Ethics and Public Policy

Course Description: 

Mandatory for One-year MAPP students, Elective for Mundus Mapp students.

ETHICS AND PUBLIC POLICY is designed to provoke critical thinking on value judgements underlying decision-making and public policy practices in various settings. The course takes an interdisciplinary approach, drawing on applied ethics, politics and public management for examining contemporary problems in public affairs. Rather than moral philosophy per se, the focus is on the practical responsibilities of policy makers and public officials in the context of the, at times, competing obligations that guide their actions. The course will help students identify and analyse these ethical aspects in policy making, and familiarise them with some of the practical measures available for promoting integrity in public institutions, thus introducing the fundamentals of ethics management.

Learning Outcomes: 

The course will help students identify and analyse ethical aspects in policy making through moral reasoning, and familiarise them with some of the practical measures available for promoting integrity in public institutions. A key objective of the course is to enhance participants’ ability to identify and critically and constructively engage with normative issues contemporary public managers and policy makers face. Through case study discussions, presentations, and research papers the course will also develop students’ analytical and written and oral argumentation skills.


Seminar participation 20%

Seminar attendance, demonstration of engagement with the assigned readings, active and informed participation showing analytical insight.

Seminar presentation 30%

Course participants will sign up for a presentation in week 1. The presentation, prepared by teams of students, will rely on and refer to (but not simply summarise) the readings assigned for the class, and utilise/apply them for/to a case/example of the students’ choice. Normally a presentation should take no more than 20 minutes (and if students anticipate exceeding this, the teaching assistant/instructor should be consulted in advance). The main aim of the presentation is to start a discussion; the presenters will therefore be expected to prepare an outline or ppt presentation and questions for classroom discussion. Presentations are assessed on the clarity, quality and originality of arguments, evidence of additional readings/research, the degree to which they generate comments and questions, and time keeping. NOTE: Presenters are required to submit their presentation outline or the draft presentation both to the teaching assistant and the instructor 3 days in advance of the class, so that any necessary adjustments can be negotiated. For advice or feedback please contact the teaching assistant in the first instance. The final versions of the presentation should also be sent to the TA and the instructor for uploading to the e-learning platform.
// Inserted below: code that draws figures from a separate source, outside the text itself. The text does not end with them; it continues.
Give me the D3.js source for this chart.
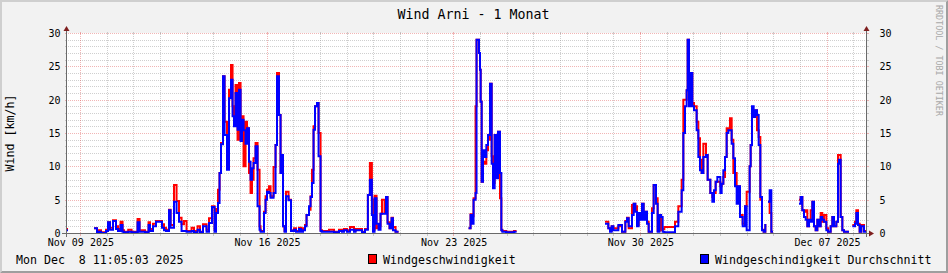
<!DOCTYPE html>
<html><head><meta charset="utf-8">
<script src="https://cdn.jsdelivr.net/npm/d3@7"></script>
<style>
html,body{margin:0;padding:0;background:#f2f2f2;}
svg{display:block;}
text{font-family:"DejaVu Sans Mono",monospace;fill:#000;}
</style></head><body>
<svg id="c" width="948" height="273"></svg>
<script>
// ---------------- data ----------------
const chartTitle = "Wind Arni - 1 Monat";
const yAxisLabel = "Wind [km/h]";
const watermark = "RRDTOOL / TOBI OETIKER";
const timestampText = "Mon Dec  8 11:05:03 2025";
const seriesNames = ["Windgeschwindigkeit", "Windgeschindigkeit Durchschnitt"];
const seriesColors = ["#ff0000", "#0000ff"];
const rangeStart = "2025-11-08T11:05:03Z";
const rangeEnd = "2025-12-08T11:05:03Z";
const yMax = 30;
const yTickValues = [0, 5, 10, 15, 20, 25, 30];
const dateTickValues = ["2025-11-09", "2025-11-16", "2025-11-23", "2025-11-30", "2025-12-07"];

// hours since rangeStart at which each step begins (step holds until next entry)
const hours = [
0,1.8,25.2,27.9,29.7,31.5,36,37.8,39.6,42.3,45,46.8,49.1,50.9,52.2,56,59,64.4,66.2,71.1,
74.3,75.6,78.3,81,86.4,88.2,90,92.7,94.1,97.2,99.5,101.7,104,106.2,108.5,113,115.2,118.4,120.6,123.3,
126.5,128.7,131.4,133.7,135,136.8,138.2,139.5,141.3,142.7,144.9,146.7,148.5,149.9,151.2,152.6,154.4,155.7,157.1,158.4,
159.8,161.6,162.9,164.7,166.1,167.4,168.8,170.6,172.4,174.2,175.1,178.2,179.6,180.9,182.7,184.1,186.8,188.6,189.9,191.7,
193.1,194,195.3,196.7,198,200.3,202.5,205.2,207,209.7,211.5,213.3,215.1,216.5,218.7,220.1,221.4,222.8,224.1,225.9,
227.3,229.1,230.4,236.7,241.2,245.7,248.4,250.2,252.9,255.6,259.2,260.6,266.4,269.1,271.7,273.5,275.3,276.3,277.7,279.5,
281.3,283.1,284.4,286.7,288,289.4,291.2,293,294.3,296.6,299.3,362.3,364.1,365.4,366.8,368.6,369.5,371.7,372.6,373.2,
374.1,375.3,376.8,378.3,379.8,381.6,383.1,384.3,385.8,387.3,388.8,390.6,391.8,392.7,396,403.2,405.5,485.1,488.1,489.6,
491.1,492.6,497.1,500.4,503.4,504.9,506.4,509.4,510.9,512.4,513.9,515.4,516.9,518.4,519.9,521.4,522.9,524.4,527.4,528.9,
531,532.5,534.1,535.6,537,538.5,548.1,551.1,554.1,555.6,557.1,558.6,559.5,560.7,562.2,563.7,565.2,567.6,569.1,570.6,
572.1,573.6,576,577.5,579.9,581.7,583.2,584.7,586.2,588.9,590.1,591.6,593.1,594.6,596.1,597.6,599.1,600.6,602.1,603.6,
605.1,606.6,609,611.1,612.6,615.3,616.2,617.4,618.9,620.4,621.9,623.4,624.9,626.4,627.9,629.4,630.3,631.8,633.3,634.8,
636.3,659.7,661.2,662.7,664.2,665.7,667.2,668.7,670.2,671.7,673.2,674.7,676.2,677.7,679.2,680.7,682.2,684.3,685.8,688.2,
689.7,691.2,693.3,694.8,695.7,697.2,698.7,700.2,704.7,707.7,710.1,711.3,712.8,714.3,715.8,718.2,720
];
// Windgeschwindigkeit (km/h), null = no data
const gust = [
0.6,null,0.7,0.1,0.4,0.1,0.5,1.6,0.8,1.9,1.0,0.6,1.7,0.4,0.2,0.5,0.2,2.1,0.4,0.2,
1.6,0.6,1.4,1.8,1.3,0.8,0.5,3.5,1.2,7.2,4.8,2.3,1.3,1.8,0.3,0.8,0.3,1.0,0.2,1.3,
0.5,2.2,4.0,0.5,3.6,6.5,9.0,13.5,23.5,16.7,11.2,21.5,25.2,19.0,16.5,22.2,14.0,22.5,14.5,17.5,
10.0,16.7,15.7,9.0,6.0,8.0,11.2,13.5,9.5,1.0,0.3,3.2,5.5,6.5,7.0,5.5,9.9,13.2,24.0,17.7,
9.0,11.7,1.0,0.3,6.2,5.0,0.4,0.7,0.3,0.8,0.3,0.7,1.2,2.7,3.5,5.5,9.5,16.0,19.0,19.5,
15.0,0.4,0.3,0.5,0.2,0.5,0.3,0.6,0.4,0.9,0.3,0.6,0.2,0.6,5.7,10.5,5.0,0.5,5.6,0.7,
1.0,2.9,5.0,3.0,5.4,1.6,0.7,2.3,0.9,0.2,null,0.7,2.8,2.5,5.2,19.0,29.0,27.0,24.5,19.7,
7.7,10.7,10.4,12.4,14.0,22.4,11.5,7.5,14.7,12.0,15.2,5.2,0.5,0.3,0.2,0.3,null,1.7,0.7,0.3,
1.0,0.7,1.0,0.2,1.8,2.3,0.7,4.2,4.4,4.0,1.2,3.0,2.2,4.4,2.3,3.2,1.7,0.2,3.7,7.2,
5.2,0.3,2.7,0.4,0.6,0.9,1.7,4.0,8.0,20.0,20.0,21.4,29.0,20.4,24.0,19.5,19.0,16.7,14.2,11.0,
9.0,13.4,11.7,8.0,6.0,5.4,6.0,7.7,7.7,7.0,7.4,8.4,11.4,15.7,15.4,17.2,14.0,9.0,9.0,7.0,
7.0,2.7,1.4,4.0,6.2,10.0,13.2,17.4,17.4,18.4,15.4,14.4,5.0,0.5,0.2,1.2,null,4.7,3.0,0.2,
null,5.0,5.4,3.4,3.2,3.4,1.0,2.0,3.4,4.7,1.0,0.4,2.0,1.0,3.0,1.7,2.7,0.7,0.2,1.0,
2.4,1.0,1.7,11.7,11.7,2.4,0.4,0.2,null,1.2,1.7,3.4,1.4,0.2,1.2,0.3,null
];
// Windgeschindigkeit Durchschnitt (km/h), null = no data
const avg = [
0.4,null,0.7,0.0,0.2,0.0,0.3,1.6,0.5,1.8,0.6,0.3,1.2,0.2,0.1,0.2,0.1,1.6,0.2,0.1,
1.2,0.3,1.0,1.7,0.8,0.4,0.3,3.4,0.8,4.7,3.0,1.7,0.3,0.3,0.2,0.3,0.1,0.5,0.1,1.0,
0.2,1.5,3.9,0.2,3.0,4.5,9.0,13.3,23.5,14.7,9.5,20.2,23.0,17.5,16.0,21.0,15.5,21.5,13.8,17.0,
15.4,13.4,15.7,10.7,8.0,9.7,10.5,13.0,4.0,0.5,0.2,3.0,5.0,6.2,6.0,5.3,6.0,13.2,23.5,17.7,
9.0,11.7,1.0,0.2,5.5,4.9,0.3,0.5,0.2,0.6,0.2,0.4,1.0,2.7,4.0,5.4,7.5,15.5,19.0,19.5,
11.5,0.3,0.2,0.2,0.1,0.3,0.2,0.4,0.2,0.5,0.2,0.4,0.1,0.5,5.7,8.0,2.7,0.2,5.2,1.4,
0.5,2.9,2.9,2.9,5.4,1.4,0.7,2.2,0.4,0.2,null,0.7,2.7,1.4,5.0,6.0,29.0,27.0,24.5,19.7,
7.7,12.4,11.4,13.2,14.7,22.4,10.4,6.7,14.7,8.2,15.2,9.0,0.4,0.2,0.1,0.2,null,1.4,0.7,0.2,
1.0,0.4,1.2,0.2,1.7,2.2,1.0,2.7,4.4,3.2,1.0,3.0,2.0,4.4,2.0,3.2,1.4,0.2,3.0,7.2,
4.4,0.2,2.7,2.4,0.2,0.1,1.0,3.2,6.4,15.0,19.0,21.4,29.0,19.0,24.0,19.0,18.4,15.4,11.4,9.4,
9.0,11.4,11.7,8.0,6.0,4.7,6.4,7.7,8.4,6.0,7.4,9.4,11.4,15.0,15.4,15.4,13.4,11.2,7.0,4.4,
7.0,2.4,1.0,4.0,0.4,10.0,13.2,19.0,17.4,18.4,17.7,13.2,5.4,0.4,0.2,1.2,null,4.7,6.4,0.2,
null,4.4,5.4,3.4,2.4,2.0,1.0,2.0,1.7,4.7,1.0,0.4,2.0,1.0,2.4,2.0,1.7,0.4,0.2,1.0,
2.4,1.0,1.7,10.4,11.0,2.4,0.4,0.2,null,1.0,1.4,3.0,1.2,0.2,1.0,0.2,null
];

// ---------------- drawing ----------------
const W = 948, H = 273;
const svg = d3.select("#c");
const FONT = "'DejaVu Sans Mono', monospace";

const t0 = new Date(rangeStart), t1 = new Date(rangeEnd);
const x = d3.scaleUtc().domain([t0, t1]).range([66, 866]);
const y = d3.scaleLinear().domain([0, yMax]).range([233, 33]);
const gx = t => Math.floor(x(t)) + 0.5;
const gy = v => Math.round(y(v)) + 0.5;
const X0 = 66.5, X1 = 866.5, Y0 = 233.5, Y1 = 33.5;

// background + 3d border
svg.append("rect").attr("width", W).attr("height", H).attr("fill", "#f2f2f2");
svg.append("path").attr("d", `M0,0H${W}L${W-2},2H2V${H-2}L0,${H}Z`).attr("fill", "#cfcfcf");
svg.append("path").attr("d", `M${W},${H}H0L2,${H-2}H${W-2}V2L${W},0Z`).attr("fill", "#9e9e9e");
// canvas
svg.append("rect").attr("x", 66).attr("y", 33).attr("width", 801).attr("height", 201).attr("fill", "#fff");

const minorCol = "rgba(140,140,140,0.42)";
const majorCol = "rgba(222,79,79,0.42)";
const grid = svg.append("g").attr("shape-rendering", "crispEdges");

// horizontal grid
for (let v = 0; v <= yMax; v++) {
  const isMajor = yTickValues.includes(v);
  const col = isMajor ? majorCol : minorCol;
  const yy = gy(v);
  grid.append("line").attr("x1", X0 - 2).attr("x2", X0).attr("y1", yy).attr("y2", yy).attr("stroke", col);
  grid.append("line").attr("x1", X1).attr("x2", X1 + 2).attr("y1", yy).attr("y2", yy).attr("stroke", col);
  grid.append("line").attr("x1", X0 + 1).attr("x2", X1).attr("y1", yy).attr("y2", yy)
    .attr("stroke", col).attr("stroke-dasharray", "1,1");
}
// vertical grid
const majorDates = dateTickValues.map(s => new Date(s + "T00:00:00Z"));
const days = d3.utcDay.range(d3.utcDay.ceil(t0), t1);
days.forEach(d => {
  const isMajor = majorDates.some(m => +m === +d);
  const col = isMajor ? majorCol : minorCol;
  const xx = gx(d);
  grid.append("line").attr("x1", xx).attr("x2", xx).attr("y1", Y0).attr("y2", Y0 + 2).attr("stroke", col);
  grid.append("line").attr("x1", xx).attr("x2", xx).attr("y1", Y1 - 2).attr("y2", Y1).attr("stroke", col);
  grid.append("line").attr("x1", xx).attr("x2", xx).attr("y1", Y1).attr("y2", Y0)
    .attr("stroke", col).attr("stroke-dasharray", "1,1");
});

// data lines (step)
function stepPoints(vals) {
  const pts = [];
  for (let i = 0; i < hours.length - 1; i++) {
    const a = new Date(+t0 + hours[i] * 3600e3), b = new Date(+t0 + hours[i + 1] * 3600e3);
    pts.push([a, vals[i]], [b, vals[i]]);
  }
  return pts;
}
const line = d3.line().defined(d => d[1] != null).x(d => x(d[0])).y(d => y(d[1]));
[gust, avg].forEach((vals, k) => {
  svg.append("path").attr("d", line(stepPoints(vals))).attr("fill", "none")
    .attr("stroke", seriesColors[k]).attr("stroke-width", 2).attr("stroke-linejoin", "miter");
});

// axes lines + arrows
const axisCol = "#6a6a6a", arrowCol = "#7f1f1f";
const ax = svg.append("g").attr("shape-rendering", "crispEdges");
ax.append("line").attr("x1", 62).attr("x2", 870).attr("y1", Y0).attr("y2", Y0).attr("stroke", axisCol);
ax.append("line").attr("x1", X0).attr("x2", X0).attr("y1", 237).attr("y2", 30).attr("stroke", axisCol);
ax.append("line").attr("x1", X1).attr("x2", X1).attr("y1", 237).attr("y2", 30).attr("stroke", axisCol);
svg.append("path").attr("d", `M869,230.5L869,236.5L874,233.5Z`).attr("fill", arrowCol);
svg.append("path").attr("d", `M63.5,31L69.5,31L66.5,26Z`).attr("fill", arrowCol);
svg.append("path").attr("d", `M863.5,31L869.5,31L866.5,26Z`).attr("fill", arrowCol);

// axis labels via d3 axes
function styleAxis(g) {
  g.select(".domain").remove();
  g.selectAll(".tick line").remove();
  g.attr("font-family", FONT).attr("font-size", 10);
  g.selectAll("text").attr("fill", "#000");
}
svg.append("g").attr("transform", "translate(60.5,0)")
  .call(d3.axisLeft(y).tickValues(yTickValues).tickSize(0).tickPadding(0).tickFormat(d3.format("d")))
  .call(styleAxis).selectAll("text").attr("dy", "0.34em");
svg.append("g").attr("transform", "translate(879.5,0)")
  .call(d3.axisRight(y).tickValues(yTickValues).tickSize(0).tickPadding(0).tickFormat(d3.format("d")))
  .call(styleAxis).selectAll("text").attr("dy", "0.34em");
svg.append("g").attr("transform", "translate(0,237)")
  .call(d3.axisBottom(x).tickValues(majorDates).tickSize(0).tickPadding(0).tickFormat(d3.utcFormat("%b %d %Y")))
  .call(styleAxis).selectAll("text").attr("y", 0).attr("dy", "0.85em");

// title
svg.append("text").attr("x", 473.5).attr("y", 18.5).attr("text-anchor", "middle")
  .attr("font-size", 13.3).text(chartTitle);
// y label
svg.append("text").attr("transform", "translate(13.8,133) rotate(-90)").attr("text-anchor", "middle")
  .attr("font-size", 11.6).text(yAxisLabel);
// watermark
svg.append("text").attr("transform", "translate(935.5,5) rotate(90)").attr("text-anchor", "start")
  .attr("font-size", 8.4).style("fill", "#a8a8a8").text(watermark);

// footer
svg.append("text").attr("x", 16).attr("y", 263.5).attr("font-size", 11.6)
  .attr("xml:space", "preserve").style("white-space", "pre").text(timestampText);
const legendX = [368, 700];
seriesNames.forEach((name, k) => {
  svg.append("rect").attr("x", legendX[k] + 0.5).attr("y", 254.5).attr("width", 8).attr("height", 9)
    .attr("fill", seriesColors[k]).attr("stroke", "#000").attr("shape-rendering", "crispEdges");
  svg.append("text").attr("x", legendX[k] + 15).attr("y", 263.5).attr("font-size", 11.6).text(name);
});
</script>
</body></html>
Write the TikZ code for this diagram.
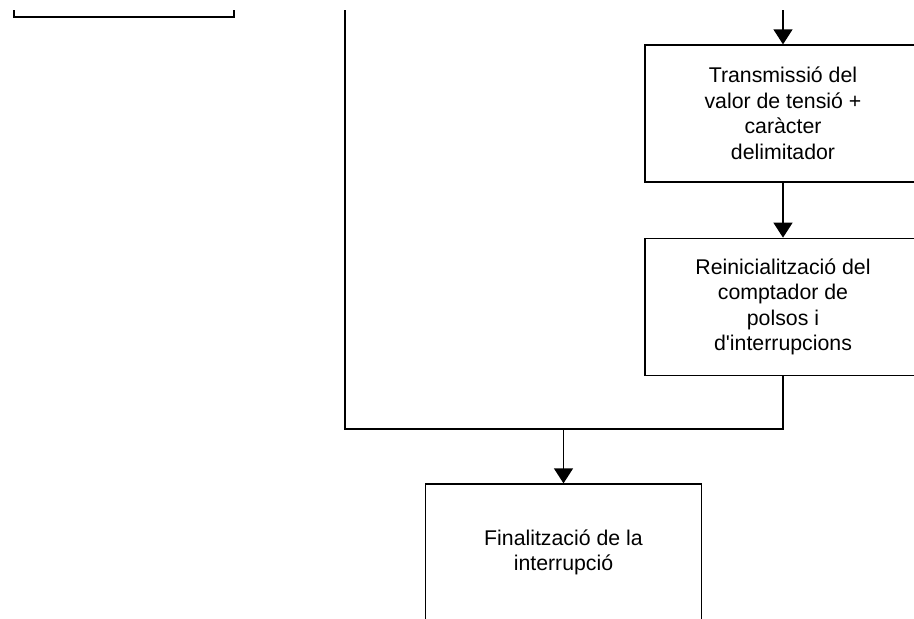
\documentclass[tikz,border=0pt]{standalone}
\usepackage{fontspec}
\setmainfont{Liberation Sans}
\usetikzlibrary{
  arrows.meta,
  positioning,
}
\tikzset{
  >={Triangle[length=15pt,width=19pt]},
}

\begin{document}
\begin{tikzpicture}[x=1pt, y=-1pt, line width=1.3pt, node distance=55pt,
    every node/.style={draw, minimum width=276pt, minimum height=137pt, inner sep=0pt,
      align=center, font=\fontsize{21.3}{25.5}\selectfont}]
      \useasboundingbox (0,0) rectangle (914,619);
      \clip (0,10) rectangle (914,619);
      \node [minimum width=220pt] (prev) at (124,-51.5) {};
      \node (tx) at (783,113.5) {Transmissió del\\valor de tensió +\\caràcter\\delimitador};
      \node [below=of tx] (reset) {Reinicialització del\\comptador de\\polsos i\\d\textquotesingle interrupcions};
      \node (fin) at (563.5,552.5) {Finalització de la\\interrupció};
      \coordinate (in) at (783,0);
      \coordinate (other) at (345,0);
      \coordinate (join) at (563.5,429);
      \draw [->] (in) -- (tx);
      \draw [->] (tx) -- (reset);
      \draw (reset.south) |- (join);
      \draw (other) |- (join);
      \draw [->] (join) -- (fin);
    \end{tikzpicture}
\end{document}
Final paper 50% A final research paper of 3,000 words is to be submitted by the end of the course. The paper can either address a general question related to a class discussion (please do not simply summarise the class discussion!) or apply insights from the literature to a case which sheds light on an ethical issue or dilemma as manifested in a specific situation. A number of general questions are listed below for each seminar; however students are encouraged to identify an original research question. Please note that the paper and the presentation are separate assignments: the topic of the presentation should not also be the topic of the paper.